Outro aspecto importante em não ignorarmos o papel das emoções é observar sua relevância epistemológica. Georg Brun e Dominique Kuenzle (2008) apresentam cinco funções epistêmicas que foram reivindicadas para as emoções: força motivacional, saliência e relevância, acesso a fatos e crenças, contribuições não proposicionais ao conhecimento e à compreensão e eficiência epistêmica. Atualmente é notadamente aceito que emoções e outros estados afetivos avaliativos regulam nossa atividade epistêmica, pois estão intrinsecamente conectadas a um conjunto representado mentalmente de padrões (normas, metas e valores) que regulam nossa atividade epistêmica.

O que, portanto, não pode ser ignorado é a importância das emoções nas escolhas narrativas, notando, principalmente, de que modo as emoções desempenham um papel crucial no processo de deliberação na escolha de teorias. Podemos lembrar, como Haraway (1991) aponta, que o interesse das feministas pela investigação epistêmica dentro dos contextos sociais levou ao desenvolvimento de diversos caminhos de investigação que explicitamente estabelecem conexões entre valores epistêmicos tradicionais e valores sociais e éticos em nossas práticas epistêmicas, e expandem a gama de valores epistêmicos em consideração. É extremamente problemático ignorar que nossas crenças não são afetadas pelo medo, ganância ou a confiança, que funcionam como sentimentos epistêmicos capazes de afetar a convicção, inferência ou estratégias cognitivas mais ou menos diretamente, como defende Ronald de Souza em seu “Epistemic Feelings” (2009).

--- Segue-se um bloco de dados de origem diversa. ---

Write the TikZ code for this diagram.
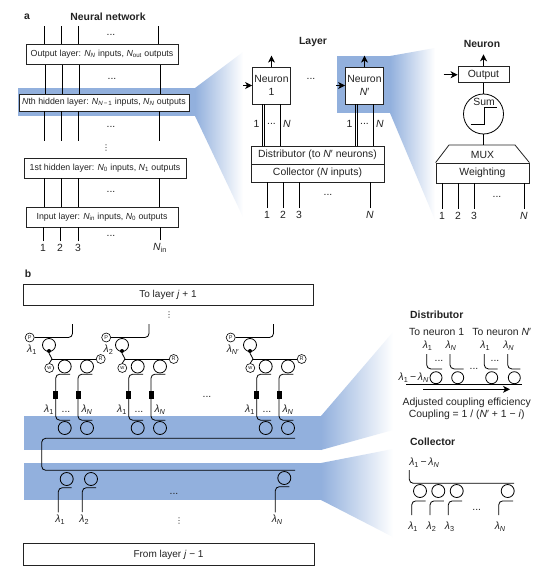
\documentclass[tikz,border=0pt]{standalone}
\usepackage{xcolor}
\usepackage{fontspec}
\setmainfont{Liberation Sans}
\newfontfamily\dotsfont{DejaVu Sans}
\usetikzlibrary{arrows.meta,positioning,calc}
\definecolor{netblue}{RGB}{146,176,221}
\definecolor{netink}{RGB}{35,35,35}
\newcommand{\lam}[1]{\textit{λ}\textsubscript{#1}}
\newcommand{\nn}[1]{\textit{N}\textsubscript{#1}}

\begin{document}
\begin{tikzpicture}[x=1pt, y=-1pt, every node/.style={font=\fontsize{10.4}{12.5}\selectfont, text=netink, inner sep=0pt}]
\tikzstyle{lay} = [rectangle, draw=netink, fill=white, line width=0.8pt, align=center]
\tikzstyle{netlay} = [lay, font=\fontsize{8.8}{10.5}\selectfont]
\tikzstyle{head} = [font=\fontsize{10.4}{12}\selectfont\bfseries]
\tikzstyle{vdot} = [font=\fontsize{8}{9}\selectfont\dotsfont]
\tikzstyle{wire} = [line width=0.8pt, color=black]
\tikzstyle{a} = [-{Stealth[length=7pt,width=7pt,inset=2pt]}, line width=0.9pt, color=black]
\tikzstyle{ring} = [circle, draw=black, line width=0.8pt, minimum size=13pt]
\tikzstyle{tag} = [circle, draw=black, line width=0.6pt, minimum size=9pt, font=\fontsize{5.5}{6}\selectfont]
\tikzstyle{guide} = [line width=0.8pt, color=black, rounded corners=4pt]
\tikzstyle{mod} = [rectangle, fill=black, minimum width=5pt, minimum height=7.5pt]
\useasboundingbox (0,0) rectangle (541,570);
\fill [white] (0,0) rectangle (541,570);

% blue bands and wedges
\fill [netblue] (18,88) rectangle (195,116);
\fill [netblue] (337,56) rectangle (390,113);
\fill [netblue] (24,416) rectangle (321,450);
\fill [netblue] (24,463) rectangle (321,500);
\shade [left color=netblue, right color=white] (195,88) -- (243,52) -- (243,217) -- (195,116) -- cycle;
\shade [left color=netblue, right color=white] (390,56) -- (435,48) -- (435,220) -- (390,113) -- cycle;
\shade [left color=netblue, right color=white] (321,416) -- (393,332) -- (393,430) -- (321,450) -- cycle;
\shade [left color=netblue, right color=white] (321,463) -- (393,449) -- (393,537) -- (321,500) -- cycle;

% a: neural network
\node [head] (panela) at (27,17) {a};
\node [head] (nettitle) at (108,17) {Neural network};
\coordinate (outtop) at (0,26);
\coordinate (nthlow) at (0,141);
\node [netlay, minimum width=152pt, minimum height=20pt] (outlayer) at (102,54.5) {Output layer: \nn{\textit{N}} inputs, \nn{out} outputs};
\node [netlay, minimum width=170pt, minimum height=17pt] (nthlayer) at (104,102.5) {\textit{N}th hidden layer: \nn{\textit{N}\,−\,1} inputs, \nn{\textit{N}} outputs};
\node [netlay, minimum width=162pt, minimum height=20pt] (firstlayer) at (105,168) {1st hidden layer: \nn{0} inputs, \nn{1} outputs};
\node [netlay, minimum width=152pt, minimum height=20pt] (inlayer) at (102,217) {Input layer: \nn{in} inputs, \nn{0} outputs};
\foreach \x in {44.5,61.5,78.5,158.5}
  \draw [wire] (\x,0 |- outtop) -- (\x,0 |- outlayer.north);
\foreach \x in {45.5,62.5,79.5,160}
  \draw [wire] (\x,0 |- outlayer.south) -- (\x,0 |- nthlayer.north);
\foreach \x in {44.5,61.5,78.5,159.5} {
  \draw [wire] (\x,0 |- nthlayer.south) -- (\x,0 |- nthlow);
  \draw [wire] (\x,0 |- firstlayer.south) -- (\x,0 |- inlayer.north);
}
\foreach \x/\y in {111/35,112/79,111/127,111/192,111/236}
  \node (netdots\y) at (\x,\y) {...};
\node [vdot] (netvdots) at (106,148) {⋮};
\foreach \n/\x/\t in {n1/43/1,n2/60/2,n3/78/3,n4/160/{\nn{in}}} {
  \node (\n) at (\x,248) {\t};
  \draw [wire] ([yshift=3pt]\n.north) -- (\n |- inlayer.south);
}

% a: layer
\node [head] (layertitle) at (313,42) {Layer};
\node [lay, minimum width=38pt, minimum height=37pt] (neuron1) at (271.5,85.5) {Neuron\\1};
\node [lay, minimum width=38pt, minimum height=37pt] (neuronn) at (364.5,85.5) {Neuron\\\textit{N}′};
\node [lay, minimum width=133pt, minimum height=18pt] (dist) at (317.5,155) {Distributor (to \textit{N}′ neurons)};
\node [lay, minimum width=133pt, minimum height=18pt] (coll) at (317.5,173) {Collector (\textit{N} inputs)};
\foreach \v in {neuron1,neuronn} {
  \coordinate (\v out) at ($(\v.north)+(0,-11)$);
  \coordinate (\v in) at ($(\v.west)+(-9,0)$);
  \draw [a] (\v.north) -- (\v out);
  \draw [a] (\v in) -- (\v.west);
  \foreach \d in {-9.5,-7.5,9}
    \draw [wire] ([xshift=\d pt]\v.south) -- ([xshift=\d pt]\v.south |- dist.north);
  \node (\v one) at ($(\v.south)+(-15,20)$) {1};
  \node (\v dots) at ($(\v.south)+(0,20)$) {...};
  \node (\v last) at ($(\v.south)+(15.5,20)$) {\textit{N}};
}
\node (layerdots) at (311,79) {...};
\foreach \n/\x/\t in {l1/267/1,l2/283/2,l3/299/3,l4/370/{\textit{N}}} {
  \node (\n) at (\x,215) {\t};
  \draw [wire] ([yshift=3pt]\n.north) -- (\n |- coll.south);
}
\node (collouts) at (328,195) {...};

% a: neuron
\node [head] (neurontitle) at (482,44) {Neuron};
\node [lay, minimum width=51pt, minimum height=16pt] (output) at (483.5,74.7) {Output};
\coordinate (outarrow) at ($(output.north)+(0,-12)$);
\coordinate (inarrow) at ($(output.west)+(-14,0)$);
\draw [a] (output.north) -- (outarrow);
\draw [a] (inarrow) -- (output.west);
\node [circle, draw=black, line width=0.8pt, minimum size=40pt] (sum) at (483.5,114) {};
\node (sumtext) at (484,101.5) {Sum};
\draw [wire] (470.7,124) -- (484,124) -- (484,107) -- (496.7,107);
\node [lay, minimum width=93pt, minimum height=20pt] (weight) at (482.5,173) {Weighting};
\coordinate (muxtop) at (483.5,145);
\draw [lay] (weight.north west) -- (449,145) -- (515,145) -- (weight.north east);
\node (mux) at (482.5,154.5) {MUX};
\draw [wire] (output.south) -- (sum.north);
\draw [wire] (sum.south) -- (muxtop);
\foreach \n/\x/\t in {m1/442/1,m2/458/2,m3/474/3,m4/524/{\textit{N}}} {
  \node (\n) at (\x,215.5) {\t};
  \draw [wire] ([yshift=3pt]\n.north) -- (\n |- weight.south);
}
\node (weightdots) at (497,197) {...};

% b: layer with the rings
\node [head] (panelb) at (28,274) {b};
\node [lay, minimum width=290pt, minimum height=21pt, font=\fontsize{10}{12}\selectfont] (tolayer) at (168,295) {To layer \textit{j} + 1};
\node [lay, minimum width=291pt, minimum height=22pt, font=\fontsize{10}{12}\selectfont] (fromlayer) at (168.5,554.5) {From layer \textit{j} − 1};
\node [vdot] (topdots) at (169,315) {⋮};
\node [vdot] (botdots) at (179,521) {⋮};
\foreach \u/\dx/\dpx/\lab in {a/0/0/{\lam{1}},b/73/76.5/{\lam{2}},c/201/201/{\lam{\textit{N}′}}} {
  \node [tag] (p\u) at (29.7+\dpx,337.5) {P};
  \node [ring] (add\u) at (49+\dx,345) {};
  \node [circle, fill=black, minimum size=4pt] (drop\u) at (49+\dx,351) {};
  \node [tag] (r\u) at (100.7+\dx,359) {R};
  \node [tag] (w\u) at (49.3+\dx,368) {w};
  \node (lam\u) at (32+\dpx,349.5) {\lab};
  \coordinate (pend\u) at (72.5+\dpx,324);
  \draw [guide] (p\u.east) -| (pend\u);
  \coordinate (tap\u) at (52+\dx,359);
  \draw [wire] (drop\u.south) -- (tap\u) -- (w\u.north);
  \draw [wire] (tap\u) -- (r\u.west);
  \foreach \c/\x/\lx/\t in {1/64.7/49/{\lam{1}},2/87/87/{\lam{\textit{N}}}} {
    \node [ring] (top\u\c) at (\x+\dx,366.5) {};
    \node [ring] (low\u\c) at (\x+\dx,428) {};
    \draw [guide] ($(top\u\c.south)+(5.3,0.8)$) -- ++(-14.3,0) -- ++(0,46) -- ++(14.3,0);
    \node [mod] (mod\u\c) at (\x+\dx-9,395) {};
    \node (wl\u\c) at (\lx+\dx,410) {\t};
  }
  \node (chdots\u) at (66+\dx,412) {...};
}
\node (unitdots) at (207,397) {...};
\coordinate (busend) at (295,438.3);
\coordinate (buslow) at (295,470.3);
\draw [guide] (busend) -- (41.7,438.3) -- (41.7,470.3) -- (buslow);
\foreach \n/\x/\y/\gx/\t in {1/66.7/479/58.3/{\lam{1}},2/91/479/82.3/{\lam{2}},3/284.3/478/275.3/{\lam{\textit{N}}}} {
  \node [ring] (col\n) at (\x,\y) {};
  \node (colam\n) at (\gx+2,520) {\t};
  \draw [guide] ($(col\n.south)+(5,1.8)$) -| ([yshift=3pt]\gx,0 |- colam\n.north);
}
\node (coldots) at (174,494) {...};

% b: distributor detail
\node [head, anchor=west] (disttitle) at (410,315) {Distributor};
\node (toa) at (436.7,332) {To neuron 1};
\node (tob) at (501.7,332) {To neuron \textit{N}′};
\foreach \n/\x/\gx/\t in {1/436/426.7/{\lam{1}},2/457.7/450/{\lam{\textit{N}}},3/491.7/484.3/{\lam{1}},4/514.3/507.7/{\lam{\textit{N}}}} {
  \node [ring, minimum size=12pt] (dring\n) at (\x,377.7) {};
  \node (dlam\n) at (\gx+1,346) {\t};
  \draw [guide] (\gx,354) |- ($(dring\n.north)+(6,-2.4)$);
}
\node (ddots1) at (439,361) {...};
\node (ddots2) at (495,361) {...};
\node (ddots3) at (474,369) {...};
\node [anchor=east] (dbuslab) at (429,378) {\lam{1}\,−\,\lam{\textit{N}}};
\coordinate (dbusa) at (406,384.7);
\coordinate (dbusb) at (521.7,384.7);
\draw [wire] (dbusa) -- (dbusb);
\coordinate (dara) at (423,389.3);
\coordinate (darb) at (510,389.3);
\draw [a] (dara) -- (darb);
\node (adjust) at (466.7,403) {Adjusted coupling efficiency};
\node (coupling) at (466.7,414.5) {Coupling = 1 / (\textit{N}′ + 1 − \textit{i})};

% b: collector detail
\node [head, anchor=west] (colltitle) at (410,441.7) {Collector};
\node (cbuslab) at (424.3,463) {\lam{1}\,−\,\lam{\textit{N}}};
\coordinate (cbusa) at (409.3,470);
\coordinate (cbusb) at (514,483.3);
\draw [guide] (cbusa) |- (cbusb);
\foreach \n/\x/\gx/\t in {1/420/411.7/{\lam{1}},2/438.3/430/{\lam{2}},3/456.7/448.3/{\lam{3}},4/507.7/498.7/{\lam{\textit{N}}}} {
  \node [ring] (cring\n) at (\x,491) {};
  \node (clam\n) at (\gx+1.5,526.5) {\t};
  \draw [guide] ($(cring\n.south)+(5.5,3)$) -| (\gx,515);
}
\node (cdots) at (476.7,510) {...};
\end{tikzpicture}
\end{document}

Se considerarmos, principalmente, aqueles que se encontram na esfera de poder dentro das instituições em todas as camadas, na maioria homens brancos, e mais seriamente o papel epistêmico das emoções na escolha de teorias, talvez possamos rever de que modo limitamos as interpretações de mundo àquelas hegemônicas.

Passados séculos desde a colonização europeia, continuamos colonizados. Chamar de ideológico qualquer projeto de pesquisa que assuma um ponto de vista feminista ou decolonial, ou pós colonial, nada mais representa do que mais uma vez pressupor que só há uma metodologia cientifica válida, a que se coloca hipocritamente como universal. Experiência pessoal é saber, e todo saber leva a posicionamentos políticos. A aproximação entre epistemologia e política é defendida por Haraway e outras epistemólogas feministas, que defendem a parcialidade e não a universalidade como condição que permite alcançar um conhecimento objetivo. A objetividade feminista resulta de uma objetividade encarnada, que propõe conhecimentos situados e a partir de um posicionamento crítico pessoal. Assim, somente uma perspectiva parcial promete uma visão objetiva. Desse modo, feminismos e perspectivas decoloniais ou pós-coloniais representam pontos de vista de análise tão válidos quanto qualquer outro. É evidente que rejeitar projetos que defendem o não universalismo da ciência e buscam apontar para outras formas de conhecer e fazer ciência representa a maneira como certa intelligentsia acadêmica defende seus privilégios epistêmicos. Verdade é poder, como todos sabemos.

Finalmente, não há teoria que não parta de uma experiência concreta, de tal maneira que o pressuposto de um conhecimento não marcado, neutro, parte da premissa falsa de que o conhecimento teórico não seja produzido a partir de um conhecimento situado na experiência do investigador .

A epistemologia social feminista não pode servir simplesmente descartada como ideologia, pois o saber construído a partir de um modo de encarar o mundo desde a perspectiva das várias experiências das mulheres ensejam práticas políticas transformadoras. Para evitar que continuem a ocorrer injustiças epistêmicas é fundamental ampliar as premissas de validação do conhecimento para além de seus paradigmas eurocêntricos e androcêntricos.

 

Referências

Brun, Georg.; Dogluoglu, Ulvi. & Kuenzle, Dominique (eds.). (2008). “A new role for emotions in epistemology?” In: Epistemology and Emotions. Ashgate Publishing Company, pp. 1-31

Fricker, Miranda. (2007) Epistemic Injustice: Power and the Ethics of Knowing. Oxford: Oxford University Press.

Haraway, Donna. (1991) Simians, Cyborgs, and Women: The Reinvention of Nature. New York and London: Routledge.

Harding, Sandra. (2015) Objectivity and Diversity: another logic of scientific research. Chicago: University of Chicago Press.

Souza, Ronald de. (2009) “Epistemic Feelings.” In: Mind & Matter, Vol. 7(2), pp. 139–161.